Radny Radziwołek, co do opieki urzędu nad inwestycją – to jest tak, że pracownicy, którzy bezpośrednio nadzorują konkretną inwestycję, pojawiają się na budowie, ale kwestie czy wykonawca ten wał usypuje na właściwej działce, to jest po jego stronie. Na pewno się spotykamy z inspektorem i spytamy, czy ten element zweryfikował. – mówił burmistrz Paweł Okrasa, który odniósł się do słów Radziwołka, a następnie do słów Gagatka – Nie wiem czemu służyła pana wypowiedz. Jeśli ona służyła do pokazania, jak pan prześwietlił wykonawcę, to tutaj pan wykonał pracę. Jednak głoszenie tego publicznie jest w moim przekonaniu swego rodzaju nieroztropnością. Pan to robi na własny rachunek i użytek. Ja nie mam zamiaru mówić publicznie jakie kroki gmina podejmie. My zamierzamy działać zgodnie z prawem. Co do głoszenia publicznego, kto komu ile jest dłużny pieniędzy, to jest naprawdę moim zdaniem nieroztropność w pańskim wydaniu, ale to jest pańska sprawa. Jeśli pan sugerował, że w tamtym roku pojawiły się takie informacje, a burmistrz podjął decyzję o zawarciu umowy z tym wykonawcą, który wygrał legalny przetarg. Wszystkie dokumenty wymagane, a jest ich niemało, zostały przez tę firmę dostarczone. Nie było podstaw prawnych, mecenas też się pod taką umową podpisuje, wówczas nie było żadnych przesłanek do tego, że my nie możemy z tym wykonawcą umowy zawrzeć.

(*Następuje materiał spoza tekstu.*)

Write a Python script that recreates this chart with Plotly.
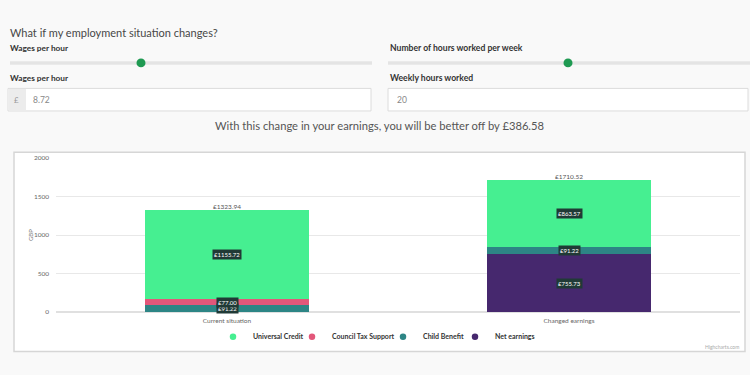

Mam prośbę, aby przygotować na piśmie taką informację mówiącą o tym, ile na dzień dzisiejszy gmina wypłaciła wykonawcy na budowę tego boiska na Starych Sadach, bo z tego co rozmawiałem z przewodniczącym komisji Infrastruktury, na 26 lipca wydatkowano kwotę 723 tys. zł. Czy po tej dacie były kolejne płatności na bazie tego, co zostało podpisane? I analogicznie — boiska w Rudzie — jakie gmina poniosła wydatki na dzień 30 września. Proszę o przygotowanie informacji na piśmie. – jako ostatni głos w dyskusji zabrał radny Robert Kaja.
Posłuchaj:
Miasta, w których firma Kafero SP. Z O.O wygrała najwięcej przetargów:
Miasta, w których tej firmie najczęściej udzielane są zamówienia publiczne to: Wieluń (3 przetargi na łączną kwotę 6 732 000,00 zł). Garwolin (2 przetargi na łączną kwotę 860 199,42 zł). Parysów (1 przetarg na łączną kwotę 412 456,05 zł). Sieradz (1 przetarg na łączną kwotę 215 000,75 zł). Mochowo (1 przetarg na łączną kwotę 325 950,00 zł).
– czytamy na stronie www.przetargi.egospodarka.pl.